Math solution on Space contraction

Space contraction, also known as length contraction, is another concept from Einstein's theory of relativity. According to this theory, an object moving at a high velocity will appear shorter in the direction of motion to an observer at rest compared to its length when measured in its own rest frame.

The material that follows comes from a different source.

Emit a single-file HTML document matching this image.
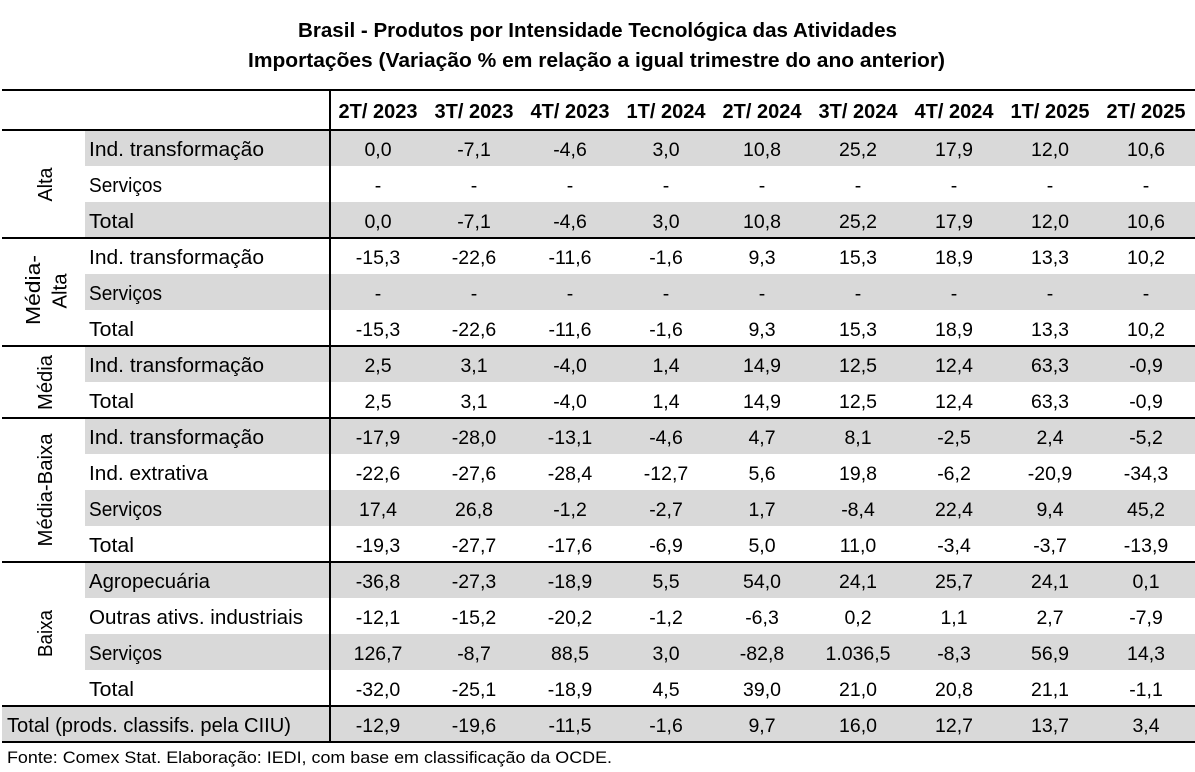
<!DOCTYPE html>
<html>
<head>
<meta charset="utf-8">
<style>
html,body{margin:0;padding:0;background:#fff;}
svg{display:block;}
text{font-family:"Liberation Sans",Arial,sans-serif;fill:#000;}
.t{font-weight:bold;font-size:20px;}
.h{font-weight:bold;font-size:20px;}
.l{font-size:20px;}
.n{font-size:19.5px;}
.f{font-size:17px;}
</style>
</head>
<body>
<svg width="1195" height="772" viewBox="0 0 1195 772" xmlns="http://www.w3.org/2000/svg">
<rect x="0" y="0" width="1195" height="772" fill="#fff"/>
<!-- title -->
<text class="t" x="298" y="37" textLength="599" lengthAdjust="spacingAndGlyphs">Brasil - Produtos por Intensidade Tecnológica das Atividades</text>
<text class="t" x="248" y="67" textLength="697" lengthAdjust="spacingAndGlyphs">Importações (Variação % em relação a igual trimestre do ano anterior)</text>

<!-- gray rows -->
<g fill="#d9d9d9">
<rect x="85" y="130" width="1110" height="36"/>
<rect x="85" y="202" width="1110" height="36"/>
<rect x="85" y="274" width="1110" height="36"/>
<rect x="85" y="346" width="1110" height="36"/>
<rect x="85" y="418" width="1110" height="36"/>
<rect x="85" y="490" width="1110" height="36"/>
<rect x="85" y="562" width="1110" height="36"/>
<rect x="85" y="634" width="1110" height="36"/>
<rect x="2" y="706" width="1193" height="36"/>
</g>

<!-- lines -->
<g fill="#000">
<rect x="2" y="89" width="1193" height="2"/>
<rect x="2" y="129" width="1193" height="2"/>
<rect x="2" y="237" width="1193" height="2"/>
<rect x="2" y="345" width="1193" height="2"/>
<rect x="2" y="417" width="1193" height="2"/>
<rect x="2" y="561" width="1193" height="2"/>
<rect x="2" y="705" width="1193" height="2"/>
<rect x="2" y="741" width="1193" height="2"/>
<rect x="329" y="89" width="2" height="654"/>
</g>

<!-- headers -->
<g class="h" text-anchor="middle">
<text x="378" y="118" textLength="79" lengthAdjust="spacingAndGlyphs">2T/ 2023</text>
<text x="474" y="118" textLength="79" lengthAdjust="spacingAndGlyphs">3T/ 2023</text>
<text x="570" y="118" textLength="79" lengthAdjust="spacingAndGlyphs">4T/ 2023</text>
<text x="666" y="118" textLength="79" lengthAdjust="spacingAndGlyphs">1T/ 2024</text>
<text x="762" y="118" textLength="79" lengthAdjust="spacingAndGlyphs">2T/ 2024</text>
<text x="858" y="118" textLength="79" lengthAdjust="spacingAndGlyphs">3T/ 2024</text>
<text x="954" y="118" textLength="79" lengthAdjust="spacingAndGlyphs">4T/ 2024</text>
<text x="1050" y="118" textLength="79" lengthAdjust="spacingAndGlyphs">1T/ 2025</text>
<text x="1146" y="118" textLength="79" lengthAdjust="spacingAndGlyphs">2T/ 2025</text>
</g>

<!-- group labels (vertical) -->
<g class="l" text-anchor="middle">
<text transform="translate(52,184.5) rotate(-90)" textLength="34" lengthAdjust="spacingAndGlyphs">Alta</text>
<text transform="translate(40,290) rotate(-90)" textLength="70" lengthAdjust="spacingAndGlyphs">Média-</text>
<text transform="translate(66.5,291) rotate(-90)" textLength="35" lengthAdjust="spacingAndGlyphs">Alta</text>
<text transform="translate(52,382.5) rotate(-90)" textLength="55" lengthAdjust="spacingAndGlyphs">Média</text>
<text transform="translate(52,490) rotate(-90)" textLength="113" lengthAdjust="spacingAndGlyphs">Média-Baixa</text>
<text transform="translate(52,633.5) rotate(-90)" textLength="47" lengthAdjust="spacingAndGlyphs">Baixa</text>
</g>

<!-- row labels -->
<g class="l">
<text x="89" y="156" textLength="175" lengthAdjust="spacingAndGlyphs">Ind. transformação</text>
<text x="89" y="192" textLength="73" lengthAdjust="spacingAndGlyphs">Serviços</text>
<text x="89" y="228" textLength="45" lengthAdjust="spacingAndGlyphs">Total</text>
<text x="89" y="264" textLength="175" lengthAdjust="spacingAndGlyphs">Ind. transformação</text>
<text x="89" y="300" textLength="73" lengthAdjust="spacingAndGlyphs">Serviços</text>
<text x="89" y="336" textLength="45" lengthAdjust="spacingAndGlyphs">Total</text>
<text x="89" y="372" textLength="175" lengthAdjust="spacingAndGlyphs">Ind. transformação</text>
<text x="89" y="408" textLength="45" lengthAdjust="spacingAndGlyphs">Total</text>
<text x="89" y="444" textLength="175" lengthAdjust="spacingAndGlyphs">Ind. transformação</text>
<text x="89" y="480" textLength="119" lengthAdjust="spacingAndGlyphs">Ind. extrativa</text>
<text x="89" y="516" textLength="73" lengthAdjust="spacingAndGlyphs">Serviços</text>
<text x="89" y="552" textLength="45" lengthAdjust="spacingAndGlyphs">Total</text>
<text x="89" y="588" textLength="121" lengthAdjust="spacingAndGlyphs">Agropecuária</text>
<text x="89" y="624" textLength="214" lengthAdjust="spacingAndGlyphs">Outras ativs. industriais</text>
<text x="89" y="660" textLength="73" lengthAdjust="spacingAndGlyphs">Serviços</text>
<text x="89" y="696" textLength="45" lengthAdjust="spacingAndGlyphs">Total</text>
<text x="7" y="732" textLength="284" lengthAdjust="spacingAndGlyphs">Total (prods. classifs. pela CIIU)</text>
</g>

<!-- numbers -->
<g class="n" text-anchor="middle">
<!-- row 0 -->
<text x="378" y="156">0,0</text><text x="474" y="156">-7,1</text><text x="570" y="156">-4,6</text><text x="666" y="156">3,0</text><text x="762" y="156">10,8</text><text x="858" y="156">25,2</text><text x="954" y="156">17,9</text><text x="1050" y="156">12,0</text><text x="1146" y="156">10,6</text>
<!-- row 1 -->
<text x="378" y="192">-</text><text x="474" y="192">-</text><text x="570" y="192">-</text><text x="666" y="192">-</text><text x="762" y="192">-</text><text x="858" y="192">-</text><text x="954" y="192">-</text><text x="1050" y="192">-</text><text x="1146" y="192">-</text>
<!-- row 2 -->
<text x="378" y="228">0,0</text><text x="474" y="228">-7,1</text><text x="570" y="228">-4,6</text><text x="666" y="228">3,0</text><text x="762" y="228">10,8</text><text x="858" y="228">25,2</text><text x="954" y="228">17,9</text><text x="1050" y="228">12,0</text><text x="1146" y="228">10,6</text>
<!-- row 3 -->
<text x="378" y="264">-15,3</text><text x="474" y="264">-22,6</text><text x="570" y="264">-11,6</text><text x="666" y="264">-1,6</text><text x="762" y="264">9,3</text><text x="858" y="264">15,3</text><text x="954" y="264">18,9</text><text x="1050" y="264">13,3</text><text x="1146" y="264">10,2</text>
<!-- row 4 -->
<text x="378" y="300">-</text><text x="474" y="300">-</text><text x="570" y="300">-</text><text x="666" y="300">-</text><text x="762" y="300">-</text><text x="858" y="300">-</text><text x="954" y="300">-</text><text x="1050" y="300">-</text><text x="1146" y="300">-</text>
<!-- row 5 -->
<text x="378" y="336">-15,3</text><text x="474" y="336">-22,6</text><text x="570" y="336">-11,6</text><text x="666" y="336">-1,6</text><text x="762" y="336">9,3</text><text x="858" y="336">15,3</text><text x="954" y="336">18,9</text><text x="1050" y="336">13,3</text><text x="1146" y="336">10,2</text>
<!-- row 6 -->
<text x="378" y="372">2,5</text><text x="474" y="372">3,1</text><text x="570" y="372">-4,0</text><text x="666" y="372">1,4</text><text x="762" y="372">14,9</text><text x="858" y="372">12,5</text><text x="954" y="372">12,4</text><text x="1050" y="372">63,3</text><text x="1146" y="372">-0,9</text>
<!-- row 7 -->
<text x="378" y="408">2,5</text><text x="474" y="408">3,1</text><text x="570" y="408">-4,0</text><text x="666" y="408">1,4</text><text x="762" y="408">14,9</text><text x="858" y="408">12,5</text><text x="954" y="408">12,4</text><text x="1050" y="408">63,3</text><text x="1146" y="408">-0,9</text>
<!-- row 8 -->
<text x="378" y="444">-17,9</text><text x="474" y="444">-28,0</text><text x="570" y="444">-13,1</text><text x="666" y="444">-4,6</text><text x="762" y="444">4,7</text><text x="858" y="444">8,1</text><text x="954" y="444">-2,5</text><text x="1050" y="444">2,4</text><text x="1146" y="444">-5,2</text>
<!-- row 9 -->
<text x="378" y="480">-22,6</text><text x="474" y="480">-27,6</text><text x="570" y="480">-28,4</text><text x="666" y="480">-12,7</text><text x="762" y="480">5,6</text><text x="858" y="480">19,8</text><text x="954" y="480">-6,2</text><text x="1050" y="480">-20,9</text><text x="1146" y="480">-34,3</text>
<!-- row 10 -->
<text x="378" y="516">17,4</text><text x="474" y="516">26,8</text><text x="570" y="516">-1,2</text><text x="666" y="516">-2,7</text><text x="762" y="516">1,7</text><text x="858" y="516">-8,4</text><text x="954" y="516">22,4</text><text x="1050" y="516">9,4</text><text x="1146" y="516">45,2</text>
<!-- row 11 -->
<text x="378" y="552">-19,3</text><text x="474" y="552">-27,7</text><text x="570" y="552">-17,6</text><text x="666" y="552">-6,9</text><text x="762" y="552">5,0</text><text x="858" y="552">11,0</text><text x="954" y="552">-3,4</text><text x="1050" y="552">-3,7</text><text x="1146" y="552">-13,9</text>
<!-- row 12 -->
<text x="378" y="588">-36,8</text><text x="474" y="588">-27,3</text><text x="570" y="588">-18,9</text><text x="666" y="588">5,5</text><text x="762" y="588">54,0</text><text x="858" y="588">24,1</text><text x="954" y="588">25,7</text><text x="1050" y="588">24,1</text><text x="1146" y="588">0,1</text>
<!-- row 13 -->
<text x="378" y="624">-12,1</text><text x="474" y="624">-15,2</text><text x="570" y="624">-20,2</text><text x="666" y="624">-1,2</text><text x="762" y="624">-6,3</text><text x="858" y="624">0,2</text><text x="954" y="624">1,1</text><text x="1050" y="624">2,7</text><text x="1146" y="624">-7,9</text>
<!-- row 14 -->
<text x="378" y="660">126,7</text><text x="474" y="660">-8,7</text><text x="570" y="660">88,5</text><text x="666" y="660">3,0</text><text x="762" y="660">-82,8</text><text x="858" y="660">1.036,5</text><text x="954" y="660">-8,3</text><text x="1050" y="660">56,9</text><text x="1146" y="660">14,3</text>
<!-- row 15 -->
<text x="378" y="696">-32,0</text><text x="474" y="696">-25,1</text><text x="570" y="696">-18,9</text><text x="666" y="696">4,5</text><text x="762" y="696">39,0</text><text x="858" y="696">21,0</text><text x="954" y="696">20,8</text><text x="1050" y="696">21,1</text><text x="1146" y="696">-1,1</text>
<!-- row 16 -->
<text x="378" y="732">-12,9</text><text x="474" y="732">-19,6</text><text x="570" y="732">-11,5</text><text x="666" y="732">-1,6</text><text x="762" y="732">9,7</text><text x="858" y="732">16,0</text><text x="954" y="732">12,7</text><text x="1050" y="732">13,7</text><text x="1146" y="732">3,4</text>
</g>

<!-- footer -->
<text class="f" x="7" y="763" textLength="605" lengthAdjust="spacingAndGlyphs">Fonte: Comex Stat. Elaboração: IEDI, com base em classificação da OCDE.</text>
</svg>
</body>
</html>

The formula for length contraction is given by:

$${𝐿}^{\mathrm{\prime }}=𝐿\sqrt{1-\frac{{𝑣}^2}{{𝑐}^2}}$$

where:

• ${𝐿}^{\mathrm{\prime }}$ is the contracted length (the length observed by an observer at rest relative to the moving object).
• $𝐿$ is the proper length (the length measured by an observer moving with the object, i.e., at rest relative to the object).
• $𝑣$ is the relative velocity between the observer and the moving object.
• $𝑐$ is the speed of light in a vacuum ($𝑐\approx 3\times 10^8\text{m/s}$).

Example Problem

Let's solve an example problem step-by-step using this formula.

Problem

A spaceship travels at a speed of $2.4\times 10^8\text{m/s}$ relative to an observer on Earth. The length of the spaceship as measured by an observer on the spaceship (proper length) is 100 meters. What is the length of the spaceship as measured by the observer on Earth?

Solution

1. Identify the given values:

   • Relative velocity, $𝑣=2.4\times 10^8\text{m/s}$
   • Proper length, $𝐿=100\text{m}$
   • Speed of light, $𝑐=3\times 10^8\text{m/s}$

2. Substitute the values into the length contraction formula:

   $${𝐿}^{\mathrm{\prime }}=𝐿\sqrt{1-\frac{{𝑣}^2}{{𝑐}^2}}$$
   $${𝐿}^{\mathrm{\prime }}=100\text{m}\sqrt{1-\frac{(2.4\times 10^8\text{m/s}{)}^2}{(3\times 10^8\text{m/s}{)}^2}}$$

3. Calculate the term inside the square root:

   $$\frac{{𝑣}^2}{{𝑐}^2}=\frac{(2.4\times 10^8\text{m/s}{)}^2}{(3\times 10^8\text{m/s}{)}^2}=\frac{5.76\times 10^{16}}{9\times 10^{16}}=\frac{5.76}{9}=0.64$$

4. Continue with the calculation:

   $${𝐿}^{\mathrm{\prime }}=100\text{m}\sqrt{1-0.64}=100\text{m}\sqrt{0.36}=100\text{m}\times 0.6$$
   $${𝐿}^{\mathrm{\prime }}=60\text{m}$$

So, the length of the spaceship as measured by the observer on Earth is 60 meters.

Conclusion

Using the length contraction formula, we found that for an observer on Earth, a spaceship moving at $2.4\times 10^8\text{m/s}$ will appear to be 60 meters long, even though its proper length (the length measured by an observer on the spaceship) is 100 meters. This illustrates how high velocities can significantly affect the perceived length of an object.